Ainda que o local de treino seja outro, Júnior lembra que ele e a esposa Walquinne Martins, 37 anos, tiveram um excelente motivo para adotar a capoeira também no Paraíso dos Pássaros. “Quando nos mudamos para cá surgiu a ideia de fazer um projeto envolvendo as crianças da comunidade”, lembra. “Então nós buscamos a parceria de alguma escola e passamos nas casas falando sobre as aulas”.

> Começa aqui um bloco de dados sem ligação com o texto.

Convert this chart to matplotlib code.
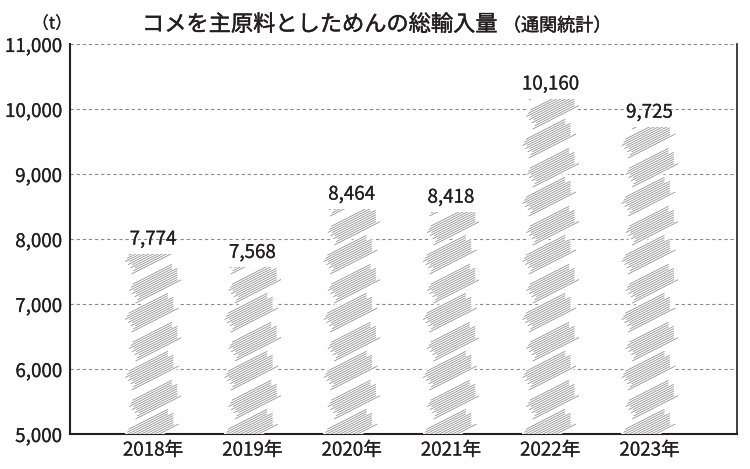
import matplotlib
matplotlib.use('Agg')
import matplotlib.pyplot as plt
import matplotlib.patheffects as pe
from matplotlib.patches import Polygon, Rectangle
from matplotlib.collections import LineCollection
from matplotlib.transforms import IdentityTransform
import numpy as np

plt.rcParams['font.family'] = ['Noto Sans CJK JP', 'DejaVu Sans']

# ---- data ----
years = ['2018年', '2019年', '2020年', '2021年', '2022年', '2023年']
values = [7774, 7568, 8464, 8418, 10160, 9725]
value_labels = ['7,774', '7,568', '8,464', '8,418', '10,160', '9,725']
yticks = [5000, 6000, 7000, 8000, 9000, 10000, 11000]
ytick_labels = ['5,000', '6,000', '7,000', '8,000', '9,000', '10,000', '11,000']
title_main = 'コメを主原料としためんの総輸入量'
title_sub = '（通関統計）'
unit_label = '（t）'

TXT = '#231f20'
light = [pe.withStroke(linewidth=0.15, foreground=TXT)]
medium = [pe.withStroke(linewidth=0.3, foreground=TXT)]

fig = plt.figure(figsize=(7.5, 4.69), dpi=100)
W, H = 750, 469
ax = fig.add_axes([70 / W, 35 / H, (737 - 70) / W, (434 - 44) / H])

x = np.arange(len(years))
bar_w = 0.57
ax.set_xlim(-0.836, 5.88)
ax.set_ylim(yticks[0], yticks[-1])

bars = ax.bar(x, values, width=bar_w, color='none', edgecolor='none', zorder=2)

# grid / spines
ax.set_yticks(yticks)
ax.set_yticklabels(ytick_labels, fontsize=13.5, color=TXT)
ax.set_xticks(x)
ax.set_xticklabels(years, fontsize=13.5, color=TXT)
for lbl in ax.get_xticklabels() + ax.get_yticklabels():
    lbl.set_path_effects(light)
ax.tick_params(axis='both', length=0)
ax.tick_params(axis='y', pad=6)
ax.tick_params(axis='x', pad=4)
ax.yaxis.grid(True, linestyle=(0, (3, 2.5)), color='#8a8a8a', linewidth=0.8)
ax.set_axisbelow(True)
ax.spines['top'].set_visible(False)
for s in ['left', 'bottom']:
    ax.spines[s].set_color(TXT)
    ax.spines[s].set_linewidth(1.5)
ax.spines['right'].set_color(TXT)
ax.spines['right'].set_linewidth(1.2)

# ---- noodle-like pattern inside each bar (decoration, derived from bar geometry) ----
ang = np.deg2rad(27)
u = np.array([np.cos(ang), np.sin(ang)])
v = np.array([-np.sin(ang), np.cos(ang)])
L, T, P = 53.0, 21.0, 29.0
nlines = 10
ybase = ax.get_ylim()[0]
for i, (xi, val) in enumerate(zip(x, values)):
    clip = Rectangle((xi - bar_w / 2, ybase), bar_w, val - ybase,
                     transform=ax.transData, facecolor='none', edgecolor='none')
    ax.add_patch(clip)
    (cx, y0) = ax.transData.transform((xi, ybase))
    (_, y1) = ax.transData.transform((xi, val))
    k = 0
    z = 3
    while True:
        cy = y0 + 6 + k * P
        if cy - 30 > y1:
            break
        dx = 2.0 if k % 2 else -2.0
        c = np.array([cx + dx, cy])
        corners = [c - u * L / 2 - v * T / 2, c + u * L / 2 - v * T / 2,
                   c + u * L / 2 + v * T / 2, c - u * L / 2 + v * T / 2]
        poly = Polygon(corners, closed=True, facecolor='white', edgecolor='white',
                       linewidth=1.0, transform=IdentityTransform(), zorder=z)
        ax.add_patch(poly)
        poly.set_clip_path(clip)
        segs = []
        for j, t in enumerate(np.linspace(-T / 2 + 1.5, T / 2 - 1.5, nlines)):
            s0 = (j * 3) % 7
            s1 = (j * 5) % 6
            a = c + v * t - u * (L / 2 - s0)
            b = c + v * t + u * (L / 2 - s1)
            segs.append([a, b])
        lc = LineCollection(segs, colors='#9a9a9a', linewidths=0.65,
                            transform=IdentityTransform(), zorder=z + 0.5)
        ax.add_collection(lc)
        lc.set_clip_path(clip)
        z += 1
        k += 1

# value labels
for xi, val, lab in zip(x, values, value_labels):
    ax.annotate(lab, (xi, val), xytext=(0, 3), textcoords='offset points',
                ha='center', va='bottom', fontsize=13.5, color=TXT, zorder=50,
                path_effects=light)

# title
fig.text(142 / W, 1 - 31 / H, title_main, fontsize=16, color=TXT,
         ha='left', va='baseline', path_effects=medium)
fig.text(503 / W, 1 - 31 / H, title_sub, fontsize=13, color=TXT,
         ha='left', va='baseline', path_effects=medium)
fig.text(52 / W, 1 - 24 / H, unit_label, fontsize=12, color=TXT,
         ha='center', va='center', path_effects=light)

fig.savefig('out.png', dpi=100)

Desde então, há um ano as crianças do entorno da escola têm a oportunidade de aprender um esporte diferente, com aulas sempre aos sábados e domingos. Em pouco tempo, as consequências da prática da capoeira já começam a se destacar. “O Kaique sofreu um acidente e, por isso, ficou com dificuldade de locomoção em uma perna porque na época ele não teve condição de fazer fisioterapia”, lembra Júnior. “Ele começou a treinar com a gente e no início ele dizia que não conseguiria fazer alguns movimentos, mas ele foi tentando e hoje ele já consegue andar melhor e até mesmo correr”, complementa, orgulhosa, Walquinne.
Família
Diante dos colegas e dos professores, o jovem João Kaique, de 12 anos, resume em uma frase o que a prática da capoeira tem proporcionado a ele até hoje. “Eu me sinto feliz porque ele é como um segundo pai, ela é como uma segunda mãe e eles são como meus irmãos”.
A família criada em torno da roda de capoeira não é exatamente uma novidade para o professor que coordena o projeto. Assim como em outras rodas localizadas em outros bairros, o homem que ensina hoje também já foi uma criança amparada pelo ensinamento, cultura e pela arte que envolve a capoeira. “Eu comecei verde, como eles, e a capoeira foi quem fez a diferença na minha vida, tirando da rua e dando uma ocupação”, lembra o professor João Júnior. “O meu início na capoeira foi com 12 anos, no bairro do Telégrafo, onde eu morava com a minha avó. Cada bairro da periferia de Belém tem o seu grupo de capoeira, tem alguém praticando”.
Museu da UFPA também é palco para a capoeira
Além dos centros comunitários e escolas dos bairros menos centrais de Belém, a capoeira, enquanto manifestação cultural e esportiva, também alcança espaço de contemplação e produção de conhecimento. Há três anos, o Museu da Universidade Federal do Pará (UFPA), localizado no bairro de Nazaré, também é palco para a luta.
Funcionário do museu e professor do projeto Capoeira no Museu, o museólogo Wanderson Amorim, 28 anos, deixa clara a relação entre a luta e o espaço. “Existe todo um contexto cultural por trás da capoeira. Ela é luta, mas também é dança, é relação social, é arte, é patrimônio histórico”, enumera. “Já que o objetivo é promover a integração da sociedade ao museu, nada melhor do que proporcionar uma prática que englobe tudo isso”.
Símbolo de resistência, a capoeira chegou a ser proibida no Brasil
Desde o seu surgimento, ainda no século XVII, a capoeira se configurou como uma manifestação de resistência. À época, o regime no Brasil mantinha a população negra escravizada e a luta, mesclada com dança e música, foi a forma encontrada para despistar os escravagistas.
Justamente por causa dessa origem e por representar uma eficiente forma de resistência em confrontos com os capitães do mato, a capoeira foi proibida por lei até 1937. Apesar disso, nunca deixou de ser praticada. “Tudo isso foi graças ao mestre Bimba, que fez uma apresentação de capoeira para o presidente da República na época, Getúlio Vargas”, aponta o professor Marcio Belém, que integra o Grupo Capoeira Brasil.
Ele conta que esse histórico também contribuiu para a própria característica da capoeira. A luta criada originalmente – chamada hoje de Angola - é jogada mais próximo ao chão, já que a população escravizada não tinha muito espaço nas senzalas. Posteriormente, outros golpes foram sendo acrescentados e a capoeira passou a ser jogada mais em pé, criando o estilo regional.
“A angola é uma capoeira lenta de ser jogada, mas ao mesmo tempo perigosa e agressiva; a regional já é uma capoeira mais de pernadas, com golpes mais rápidos; e também tem a contemporânea, que já é uma capoeira mais movimento de ataque e defesa, com mais movimentações onde se trabalha bem a parte aeróbica e onde se exige muito do corpo”, explica o professor. “Independente do estilo, uma coisa interessante é que a capoeira é 90% raciocínio e 10% corpo”.